Even where sensor data is limited, coal plants can draw on a growing range of advanced process control software for maintaining an optimum state. These systems usually make use of complex algorithms, such as neural networks, which can be trained on operational data to build up an empirical model of the plant system. These model-based approaches are able to continuously identify the optimum combination of control actions for a given set of demands on the plant.

In his latest report for the IEA Clean Coal Centre, Advanced sensors and smart controls for coal-fired power plant, Toby Lockwood found that: state-of-the-art process control software can demonstrate efficiency improvements of up to 1%, around 20% lower NOX emissions and improved load dynamics and steam temperatures – meaning rapid payback times for the plant.

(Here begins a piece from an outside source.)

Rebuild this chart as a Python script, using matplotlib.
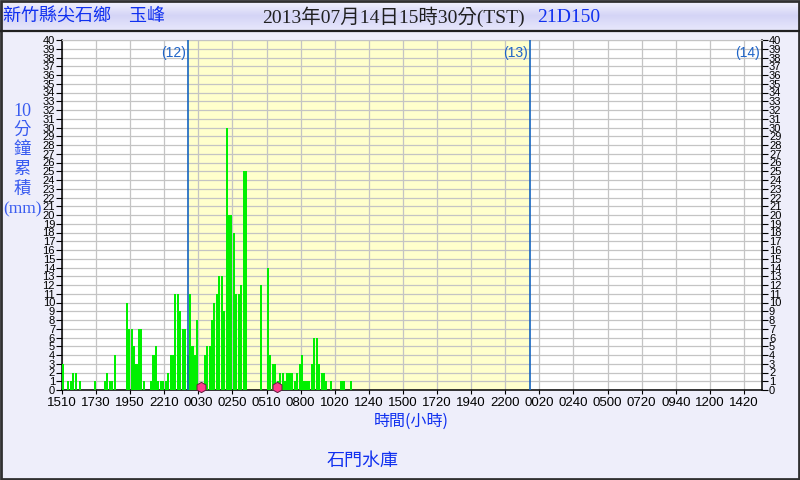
import matplotlib
matplotlib.use("Agg")
import matplotlib.pyplot as plt
import numpy as np
from matplotlib.patches import Rectangle

# 10-minute rainfall (mm), one value per 10-minute slot starting at the left edge
rain = [3, 0, 1, 1, 2, 2, 0, 1, 0, 0,
        0, 0, 0, 1, 0, 0, 0, 1, 2, 1,
        1, 4, 0, 0, 0, 0, 10, 7, 7, 5,
        3, 7, 7, 1, 0, 0, 1, 4, 5, 1,
        1, 1, 1, 2, 4, 4, 11, 11, 9, 7,
        7, 4, 11, 5, 4, 8, 0, 0, 4, 5,
        5, 8, 10, 11, 13, 13, 9, 30, 20, 20,
        18, 11, 11, 12, 25, 25, 0, 0, 0, 0,
        0, 12, 0, 0, 14, 4, 3, 3, 1, 2,
        2, 1, 2, 2, 2, 1, 2, 3, 4, 1,
        1, 1, 3, 6, 6, 3, 2, 2, 1, 0,
        1, 0, 0, 0, 1, 1, 0, 0, 1]

tick_labels = ['1510', '1730', '1950', '2210', '0030', '0250', '0510', '0800',
               '1020', '1240', '1500', '1720', '1940', '2200', '0020', '0240',
               '0500', '0720', '0940', '1200', '1420']
tick_step = 14          # slots between labels
day_lines = [51.9, 192.1, 287.4]
day_names = ['(12)', '(13)', '(14)']
markers_x = [57.1, 88.3]   # little pink icons on the axis
x_end = 287.4

BG = '#eeeefa'
BLUE = '#1030f0'
CJK = ['Noto Sans CJK TC', 'DejaVu Sans']

fig = plt.figure(figsize=(8, 4.8), dpi=100, facecolor=BG)

# header band with a soft gradient
hdr = fig.add_axes([0, 449 / 480, 1, 31 / 480])
grad = np.linspace(0, 1, 64).reshape(-1, 1)
hdr.imshow(grad, aspect='auto', cmap=matplotlib.colors.LinearSegmentedColormap.from_list(
    'h', ['#f6f6ff', '#d4d4f6', '#e8e8fc']), extent=[0, 1, 0, 1])
hdr.set_axis_off()
fig.add_artist(plt.Line2D([0, 1], [449 / 480, 449 / 480], transform=fig.transFigure,
                          color='#202020', lw=1.6))
fig.add_artist(Rectangle((0.001, 0.002), 0.998, 0.996, transform=fig.transFigure,
                         fill=False, edgecolor='#303030', lw=2))

fig.text(3 / 800, 1 - 17 / 480, '新竹縣尖石鄉　玉峰', color=BLUE, fontsize=13,
         family=CJK, ha='left', va='center')
fig.text(262 / 800, 1 - 17 / 480, '2013年07月14日15時30分(TST)', color='#202020',
         fontsize=14, family=['Liberation Serif', 'Noto Sans CJK TC'],
         ha='left', va='center')
fig.text(537 / 800, 1 - 17 / 480, '21D150', color=BLUE, fontsize=14,
         family=['Liberation Serif'], ha='left', va='center')

ax = fig.add_axes([62 / 800, 90 / 480, (762 - 62) / 800, 350 / 480])
ax.set_facecolor('white')
ax.axvspan(day_lines[0], day_lines[1], color='#ffffcc', zorder=0, lw=0)

x = np.arange(len(rain)) + 0.15
ax.bar(x, rain, width=0.85, align='edge', color='#00f000', zorder=3, lw=0)

for xl, name in zip(day_lines, day_names):
    if xl < x_end - 0.5:
        ax.axvline(xl, color='#1565c0', lw=1.2, zorder=4)
    ax.text(xl - 0.8, 38.5, name, color='#1e64c8', fontsize=10, family='Liberation Sans',
            ha='right', va='center', zorder=5)

ax.scatter(markers_x, [0.3] * len(markers_x), s=55, marker='h', color='#ff3c8c',
           edgecolors='#602040', linewidths=0.7, zorder=6, clip_on=False)

ax.set_xlim(0, x_end)
ax.set_ylim(0, 40)
ax.set_xticks(np.arange(len(tick_labels)) * tick_step)
ax.set_xticklabels(tick_labels, fontsize=9.5, family='Liberation Sans')
ax.set_yticks(range(0, 41))
ax.tick_params(axis='y', which='both', left=True, right=True, labelleft=True,
               labelright=True, direction='out', length=4, pad=1, labelsize=8,
               width=0.8)
for lab in ax.get_yticklabels():
    lab.set_family('Liberation Sans')
ax.tick_params(axis='x', direction='out', length=3, pad=2, width=0.8)
ax.grid(True, color='#c4c4c4', lw=0.9, zorder=1)
ax.set_axisbelow(True)
for s in ['left', 'bottom', 'right']:
    ax.spines[s].set_color('black')
    ax.spines[s].set_linewidth(1.1)
ax.spines['top'].set_color('#c4c4c4')

# vertical y-axis label, one glyph per line
ylab = ['10', '分', '鐘', '累', '積', '(mm)']
for k, t in enumerate(ylab):
    fig.text(22 / 800, 1 - (111 + k * 19.6) / 480, t, color='#3a5cf0',
             fontsize=12.5 if k else 13, family=['Liberation Serif', 'Noto Sans CJK TC'],
             ha='center', va='center')

fig.text(411 / 800, 1 - 421 / 480, '時間(小時)', color=BLUE, fontsize=11.5,
         family=CJK, ha='center', va='center')
fig.text(363 / 800, 1 - 461 / 480, '石門水庫', color=BLUE, fontsize=13,
         family=CJK, ha='center', va='center')

fig.savefig('out.png', dpi=100, facecolor=BG)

Together with intelligent soot blowing systems, which replace fixed interval boiler cleaning with more targeted actions, slagging and material damage are also minimised.

Advanced control systems can be particularly effective when combined with online sensor technologies, which supply them with more useful data. Such systems may indeed be best-placed to make use of this growing influx of information.

Combustion sensors research has focused on developing more robust, miniaturised devices, which can operate reliably in the challenging environments of furnaces, gas turbines and gasifiers. Devices based on optical fibres can encode and transmit sensory data as some property of light, offering higher signal fidelity and better immunity to electromagnetic noise than electronic sensors. Although conventional silica fibres become unstable at temperatures much over 800°C, new techniques incorporate these sensors into sapphire fibres, which are viable to nearly 2000°C. Optical fibres can also be embedded in other power plant components, giving the possibility of ‘smart parts’, which can report on their own condition.

Microelectronic devices have potential low cost and robust sensing platforms. Following the model of the widespread zirconia-based oxygen sensor, related solid electrolyte sensors have also been designed for detection of NOX, CO, and SO2. Even simpler gas sensors can be based on chemi-resistive metal oxide films.

Conventional microelectronics based on silicon are not viable at temperatures greater than 350°C, but equivalent sensors based on higher temperature silicon alloys can be used, as well as providing integrated high-temperature electronics for signal processing or even miniaturised radio transceivers for wireless devices. The capability for wireless communication is itself a key technology for miniaturised sensors, avoiding the cost and vulnerability of wiring and granting access to previously inaccessible locations, such as turbine blades. Self-powered devices based on dielectric resonators or surface acoustic wave sensors are amongst the most promising concepts.

The US Department of Energy calculated that incremental improvements in plant efficiency and reliability provided by control system upgrades could represent yearly savings of US$ 358 million and 14.4 Mt CO2 if applied to the country’s entire coal fleet and so is funding research in this field. As more complex, higher efficiency plant is deployed, potentially incorporating carbon capture systems, the application of these emerging technologies for optimising plant control is likely to become increasingly necessary.